Assessing Faculties & Finances
- EmpowerTheCaregiver
- Apr 20, 2024
- 2 min read
While not every aging person loses mental capacity, it is imperative to assess where your loved one stands mentally. Our grandmother suffered from dementia and our mom suffered from more of an acute, early on-set of dementia that was exacerbated by multiple rounds of chemotherapy and radiation. They both had good days and bad, so we had to chose our timing appropriately. No matter your particular situation, it's never an easy conversation to have. Remember, your loved one may not always be aware that their faculties are declining.
At the time, due to our mom beginning her battle with lung cancer, we focused more on assessing out mother's faculties. She was having a hard time recalling the past and most days, she couldn't tell you what day it was or who was president. We determined that we would need to put in place a Medical Power of Attorney, so if her memory began to slip, we would be able to advocate for her care.

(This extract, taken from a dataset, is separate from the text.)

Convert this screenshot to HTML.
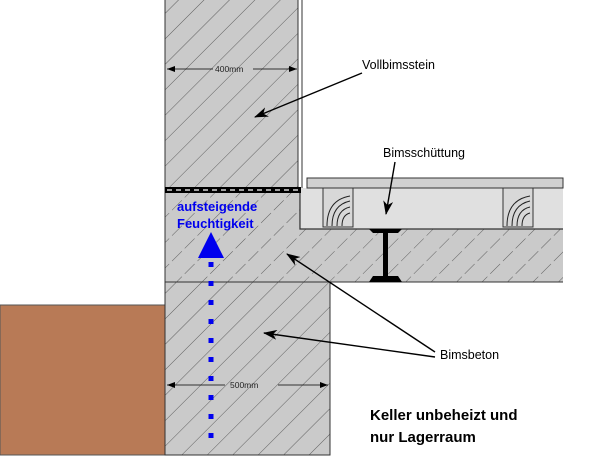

While spending time with our mom at her house, we began to see the mail that she was receiving. Unbeknownst to us, she had a crippling amount of debt and had stopped making payments at some point. Amber then began assessing finances. It was during that process that we found out my mom was not on Medicaid even thought she had been eligible for almost 5 years. Luckily, our mother has decent insures, but here we were watching her medical bills roll in while undergoing cancer treatment, and we could have also had the financial assistance of Medicaid. We then began to tackle the task of enrolling her in Medicare. We strongly urge you talk with your loved one. Ask the hard questions, like "have you enrolled in all the healthcare benefits you're eligible for? Have you been paying your bills, mortgage/rent, utilities, vehicle payments, insurance payments, credit card bills?" Ask to see statements, bills, collections, and income statements. You may need to get involved if your loved one is not making monthly finances a priority. Let your loved one know that you are there to help and there is no shame in asking for help if it's warranted.